Watch on Netflix →The Moriah Wilson Foundation
Dedicated to the causes Mo loved most — cycling, community, and the outdoors. The foundation works to honour her memory by supporting access to the sport and the spaces that gave her joy.
Learn about the foundation →Why Mo Reached Me
I heard Mo's story the way you sometimes hear a stranger's story — second-hand, through a screen, through the filter of a documentary and the words of people who loved her — and felt, unexpectedly and completely, that I knew her. Not her specifically. But the shape of her. The way she was in the world.
I am a writer and a poet, not an athlete. I have never raced anything. But I recognised her instantly — the person who does not seek the light but cannot seem to avoid it; who wants only to be good and kind and of use; who carries love carefully because they are not quite sure they deserve to put it down; who finds their one true thing and pours everything into it, not for the applause but because it is the place where they feel most fully themselves.
Mo found that on a bike. I found mine on a page. The road is different. The feeling, I think, is the same.
What struck me most — what I could not stop thinking about — was this: she was so strong. By every measure available to us, she was extraordinary. The fastest in her field. The most accomplished in the shortest time. And yet the people who knew her speak about her gentleness first. Her humility. The dinner she cooked. The questions she asked. The way she made space for other people even in the middle of her own becoming.
That combination — the quiet strength and the genuine softness — is not common. It is, in fact, the rarest thing. It is the thing I try to write toward, that I spend pages and pages trying to capture and name. And here it was, walking around in cleats and a cycling jersey, winning races by twenty minutes and doing dishes afterwards.

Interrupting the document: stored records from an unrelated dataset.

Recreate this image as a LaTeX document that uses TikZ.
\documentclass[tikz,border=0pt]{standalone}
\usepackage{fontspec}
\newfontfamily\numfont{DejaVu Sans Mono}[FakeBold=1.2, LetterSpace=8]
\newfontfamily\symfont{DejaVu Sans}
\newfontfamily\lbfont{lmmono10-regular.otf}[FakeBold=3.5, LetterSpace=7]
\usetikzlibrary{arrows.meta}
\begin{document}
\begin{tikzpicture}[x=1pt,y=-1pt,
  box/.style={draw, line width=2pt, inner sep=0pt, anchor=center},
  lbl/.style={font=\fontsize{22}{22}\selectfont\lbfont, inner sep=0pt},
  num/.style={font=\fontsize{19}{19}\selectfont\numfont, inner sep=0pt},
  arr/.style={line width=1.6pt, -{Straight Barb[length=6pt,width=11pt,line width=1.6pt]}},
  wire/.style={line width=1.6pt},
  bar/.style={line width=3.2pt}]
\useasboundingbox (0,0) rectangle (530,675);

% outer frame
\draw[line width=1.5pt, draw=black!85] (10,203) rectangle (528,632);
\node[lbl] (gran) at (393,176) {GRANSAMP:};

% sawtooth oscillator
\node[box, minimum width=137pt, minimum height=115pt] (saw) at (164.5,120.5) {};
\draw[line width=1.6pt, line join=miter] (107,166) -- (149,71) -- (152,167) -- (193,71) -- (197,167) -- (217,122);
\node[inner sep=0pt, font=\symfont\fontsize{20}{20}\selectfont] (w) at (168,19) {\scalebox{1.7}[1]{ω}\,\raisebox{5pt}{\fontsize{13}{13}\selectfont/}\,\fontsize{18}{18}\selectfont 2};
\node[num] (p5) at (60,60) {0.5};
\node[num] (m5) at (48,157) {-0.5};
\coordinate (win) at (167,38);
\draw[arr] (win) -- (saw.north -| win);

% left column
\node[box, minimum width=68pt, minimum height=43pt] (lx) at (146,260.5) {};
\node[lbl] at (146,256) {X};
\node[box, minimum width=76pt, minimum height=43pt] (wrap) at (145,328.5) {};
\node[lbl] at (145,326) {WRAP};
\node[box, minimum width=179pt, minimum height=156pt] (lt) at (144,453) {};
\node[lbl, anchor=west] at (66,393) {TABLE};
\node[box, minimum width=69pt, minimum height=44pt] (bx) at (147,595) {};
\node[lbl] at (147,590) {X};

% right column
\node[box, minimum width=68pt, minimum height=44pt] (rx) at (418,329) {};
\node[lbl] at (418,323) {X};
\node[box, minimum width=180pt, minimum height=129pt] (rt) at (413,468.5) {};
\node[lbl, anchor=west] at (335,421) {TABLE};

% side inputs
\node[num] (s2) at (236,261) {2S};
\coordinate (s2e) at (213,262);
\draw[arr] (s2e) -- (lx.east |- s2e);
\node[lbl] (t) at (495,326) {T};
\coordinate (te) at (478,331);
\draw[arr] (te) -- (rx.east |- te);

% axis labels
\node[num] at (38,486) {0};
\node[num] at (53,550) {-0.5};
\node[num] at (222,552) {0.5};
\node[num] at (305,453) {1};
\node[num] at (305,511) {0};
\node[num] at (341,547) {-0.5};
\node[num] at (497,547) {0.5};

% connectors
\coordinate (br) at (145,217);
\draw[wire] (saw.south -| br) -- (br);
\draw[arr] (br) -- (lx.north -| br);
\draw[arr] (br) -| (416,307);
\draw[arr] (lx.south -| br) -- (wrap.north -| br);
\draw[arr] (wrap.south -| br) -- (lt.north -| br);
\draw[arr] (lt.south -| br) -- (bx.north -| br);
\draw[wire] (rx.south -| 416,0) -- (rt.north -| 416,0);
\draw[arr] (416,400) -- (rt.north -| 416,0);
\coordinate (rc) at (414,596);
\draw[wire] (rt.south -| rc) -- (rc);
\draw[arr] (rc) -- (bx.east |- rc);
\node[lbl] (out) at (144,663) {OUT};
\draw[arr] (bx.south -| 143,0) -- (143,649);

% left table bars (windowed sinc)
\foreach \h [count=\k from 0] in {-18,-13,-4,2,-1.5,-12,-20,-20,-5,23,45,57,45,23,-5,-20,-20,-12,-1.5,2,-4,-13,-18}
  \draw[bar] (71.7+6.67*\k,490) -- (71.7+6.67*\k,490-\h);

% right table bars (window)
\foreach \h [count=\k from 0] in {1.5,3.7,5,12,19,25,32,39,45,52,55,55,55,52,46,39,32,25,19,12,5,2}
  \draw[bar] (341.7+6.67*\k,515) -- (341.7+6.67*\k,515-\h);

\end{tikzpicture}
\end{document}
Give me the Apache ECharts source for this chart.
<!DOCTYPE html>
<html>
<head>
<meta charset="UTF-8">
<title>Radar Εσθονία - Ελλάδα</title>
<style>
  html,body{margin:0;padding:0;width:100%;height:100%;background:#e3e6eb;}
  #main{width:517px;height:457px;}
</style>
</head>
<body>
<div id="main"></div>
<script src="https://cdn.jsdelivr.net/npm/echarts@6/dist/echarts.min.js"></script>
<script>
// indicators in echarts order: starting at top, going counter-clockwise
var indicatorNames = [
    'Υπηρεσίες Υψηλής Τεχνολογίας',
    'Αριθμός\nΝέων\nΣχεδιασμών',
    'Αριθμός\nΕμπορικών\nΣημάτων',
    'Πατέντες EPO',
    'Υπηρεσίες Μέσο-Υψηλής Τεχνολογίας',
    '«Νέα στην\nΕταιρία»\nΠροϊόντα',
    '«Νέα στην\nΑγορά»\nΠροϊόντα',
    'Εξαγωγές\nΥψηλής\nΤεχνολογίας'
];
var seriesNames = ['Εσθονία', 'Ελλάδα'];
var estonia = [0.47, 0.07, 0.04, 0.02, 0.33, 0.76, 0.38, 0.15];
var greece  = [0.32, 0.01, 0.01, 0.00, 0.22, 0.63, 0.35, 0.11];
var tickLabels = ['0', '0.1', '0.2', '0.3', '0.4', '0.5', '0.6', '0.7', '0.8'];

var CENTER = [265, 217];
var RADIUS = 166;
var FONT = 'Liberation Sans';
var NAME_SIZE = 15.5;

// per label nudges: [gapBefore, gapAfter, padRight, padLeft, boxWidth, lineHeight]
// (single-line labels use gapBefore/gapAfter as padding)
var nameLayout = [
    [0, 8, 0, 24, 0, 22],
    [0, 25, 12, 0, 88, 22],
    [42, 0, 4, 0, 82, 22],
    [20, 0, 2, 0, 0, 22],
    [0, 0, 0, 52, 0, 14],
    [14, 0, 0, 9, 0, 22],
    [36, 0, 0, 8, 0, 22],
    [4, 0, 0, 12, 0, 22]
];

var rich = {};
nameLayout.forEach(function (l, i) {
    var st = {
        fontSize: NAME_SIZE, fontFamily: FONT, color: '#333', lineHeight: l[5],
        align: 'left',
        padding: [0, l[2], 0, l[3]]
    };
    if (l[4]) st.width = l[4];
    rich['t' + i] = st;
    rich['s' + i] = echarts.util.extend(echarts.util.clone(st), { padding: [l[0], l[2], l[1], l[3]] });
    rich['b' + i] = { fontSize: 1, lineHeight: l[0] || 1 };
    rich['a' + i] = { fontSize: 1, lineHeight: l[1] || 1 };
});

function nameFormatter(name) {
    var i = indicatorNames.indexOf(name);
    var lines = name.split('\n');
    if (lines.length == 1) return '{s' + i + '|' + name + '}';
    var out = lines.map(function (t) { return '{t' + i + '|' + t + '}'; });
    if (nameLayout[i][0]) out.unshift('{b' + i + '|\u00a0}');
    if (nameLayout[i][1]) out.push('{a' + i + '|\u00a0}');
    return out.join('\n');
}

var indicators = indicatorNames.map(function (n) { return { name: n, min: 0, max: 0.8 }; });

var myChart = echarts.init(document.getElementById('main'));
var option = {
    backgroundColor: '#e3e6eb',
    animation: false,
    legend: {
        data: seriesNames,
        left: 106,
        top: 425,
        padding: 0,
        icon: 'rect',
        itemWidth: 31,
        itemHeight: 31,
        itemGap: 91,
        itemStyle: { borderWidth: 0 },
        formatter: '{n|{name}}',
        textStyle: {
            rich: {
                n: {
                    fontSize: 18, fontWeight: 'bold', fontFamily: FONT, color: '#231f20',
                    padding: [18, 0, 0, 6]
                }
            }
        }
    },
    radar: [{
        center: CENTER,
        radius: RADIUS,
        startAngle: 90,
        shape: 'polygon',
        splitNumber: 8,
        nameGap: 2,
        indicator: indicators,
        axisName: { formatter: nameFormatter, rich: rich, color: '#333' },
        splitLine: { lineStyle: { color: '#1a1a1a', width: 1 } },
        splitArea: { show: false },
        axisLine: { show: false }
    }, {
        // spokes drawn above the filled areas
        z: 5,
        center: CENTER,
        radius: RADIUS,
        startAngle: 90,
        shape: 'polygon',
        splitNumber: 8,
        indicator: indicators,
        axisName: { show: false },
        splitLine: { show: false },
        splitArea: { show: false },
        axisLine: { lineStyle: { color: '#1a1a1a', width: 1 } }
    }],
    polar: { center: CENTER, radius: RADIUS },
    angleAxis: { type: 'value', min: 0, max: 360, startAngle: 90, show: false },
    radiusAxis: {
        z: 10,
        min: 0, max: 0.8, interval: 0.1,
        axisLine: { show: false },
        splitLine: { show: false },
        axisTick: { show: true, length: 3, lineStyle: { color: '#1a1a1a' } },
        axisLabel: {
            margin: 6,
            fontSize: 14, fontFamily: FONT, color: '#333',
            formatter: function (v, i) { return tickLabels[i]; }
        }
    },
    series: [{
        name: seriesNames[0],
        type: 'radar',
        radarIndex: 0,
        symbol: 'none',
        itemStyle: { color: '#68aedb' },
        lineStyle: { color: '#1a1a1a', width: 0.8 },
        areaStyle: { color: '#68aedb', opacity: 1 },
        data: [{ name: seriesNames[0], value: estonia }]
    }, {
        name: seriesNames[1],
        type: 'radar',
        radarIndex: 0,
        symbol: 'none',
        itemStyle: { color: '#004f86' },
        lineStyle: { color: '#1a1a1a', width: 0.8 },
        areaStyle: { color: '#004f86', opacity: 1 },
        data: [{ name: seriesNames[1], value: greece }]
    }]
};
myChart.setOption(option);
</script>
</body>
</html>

I wrote a poem for her. I wrote it because it was the only thing I knew how to give — and because I believe that words, when they mean something, are a way of keeping someone present. Of saying: you were here, and I know it, and I will not forget.
Mo, I never met you. I am in awe of you anyway.
This poem is yours.
Ride for Mo
Today I heard the story of Mo,
A stranger till today, but now I know.
Someone so beautiful, someone so rare,
Someone similar I haven't met — I cannot compare.

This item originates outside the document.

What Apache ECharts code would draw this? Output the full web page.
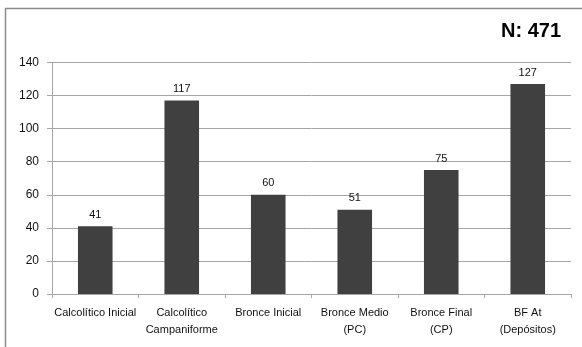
<!DOCTYPE html>
<html>
<head>
<meta charset="utf-8">
<style>
  html, body { margin: 0; padding: 0; background: #fff; }
  #chart { width: 582px; height: 347px; }
</style>
<script src="https://cdn.jsdelivr.net/npm/echarts@6/dist/echarts.min.js"></script>
</head>
<body>
<div id="chart"></div>
<script>
// Finds per period
const categories = [
  'Calcolítico Inicial',
  'Calcolítico\nCampaniforme',
  'Bronce Inicial',
  'Bronce Medio\n(PC)',
  'Bronce Final\n(CP)',
  'BF At\n(Depósitos)'
];
const counts = [41, 117, 60, 51, 75, 127];
const yTicks = { min: 0, max: 140, interval: 20 };
const totalLabel = 'N: 471';

const font = '"Liberation Sans", Arial, sans-serif';
const grey = '#a6a6a6';

const chart = echarts.init(document.getElementById('chart'), null, { renderer: 'canvas' });
chart.setOption({
  animation: false,
  backgroundColor: '#ffffff',
  grid: { left: 52, right: 11, top: 62.5, bottom: 53, containLabel: false },
  graphic: [
    {
      type: 'rect',
      shape: { x: 5.5, y: 8.5, width: 700, height: 500 },
      style: { fill: 'none', stroke: '#8c8c8c', lineWidth: 1.5 },
      silent: true
    },
    {
      type: 'text',
      right: 21,
      top: 21,
      style: {
        text: totalLabel,
        font: 'bold 20px ' + font,
        fill: '#000'
      }
    }
  ],
  xAxis: {
    type: 'category',
    data: categories,
    axisLine: { lineStyle: { color: grey, width: 1 } },
    axisTick: { show: true, length: 4, lineStyle: { color: grey } },
    axisLabel: {
      color: '#111',
      fontFamily: font,
      fontSize: 11,
      lineHeight: 17,
      margin: 10,
      interval: 0
    }
  },
  yAxis: {
    type: 'value',
    min: yTicks.min,
    max: yTicks.max,
    interval: yTicks.interval,
    axisLine: { show: true, lineStyle: { color: grey, width: 1 } },
    axisTick: { show: true, length: 5, lineStyle: { color: grey } },
    splitLine: { lineStyle: { color: grey, width: 1 } },
    axisLabel: {
      color: '#111',
      fontFamily: font,
      fontSize: 12,
      margin: 13
    }
  },
  series: [{
    type: 'bar',
    data: counts,
    barWidth: '40%',
    itemStyle: { color: '#404040' },
    label: {
      show: true,
      position: 'top',
      distance: 6,
      color: '#111',
      fontFamily: font,
      fontSize: 11
    }
  }]
});
</script>
</body>
</html>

She rode the bike like one takes a breath,
It came easy to her, from her inner depth.
With a smile on her face, and her limbs so strong,
She climbed and rode, singing her life's song.
She was quiet yet friendly, a smile to touch a heart,
She didn't crave attention, yet limelight was her part.

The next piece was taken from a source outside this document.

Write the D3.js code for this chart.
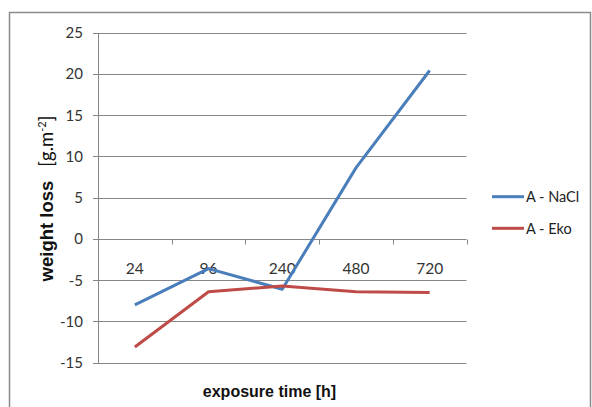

She wasn't loud, nor did she demand her needs,
She wanted to be nice, and just doing her deeds.
She wanted to help, she wanted to inspire,
She wanted to make a difference — that is what she aspired.
In riding she found peace, her love, her bike,
Nothing clung to her more, nothing more alike.
Love happened to her, but she was afraid,
Sharing with not many — alone, on her it weighed.
Her races her partner, her bike her lifeline,
Together and forever, she thought, they will remain mine.
Her family was so precious, together always,
Never would she stay far away for days.
Eric the dad and Karen the mom,
Matt her brother, Cash her heartfelt balm.
And then it happened — the nightmare no one wants,
Pulling a trigger was easy; a memory forever haunts.
Why, O why, I think, with no answers that show —
She didn't deserve this. So much more we owe.
Her smile still bright, lighting people's lives,
Teaching more lessons in everything that strives.
As they pedal on their bikes, over the gravel,
I remember Mo — fondly — in this life's travel.
She didn't ask for much, she only asked to ride,
To love, to help, to have her people by her side.
A wrong decision took what the world could not replace —
But Mo, you left your light on every road, in every face.
I love you for the strength you wore so quietly,
I love you for the softness no one fully got to see.
Ride on, Mo. The wheels don't stop for grief —
And somewhere on that road, you are still the one in the lead.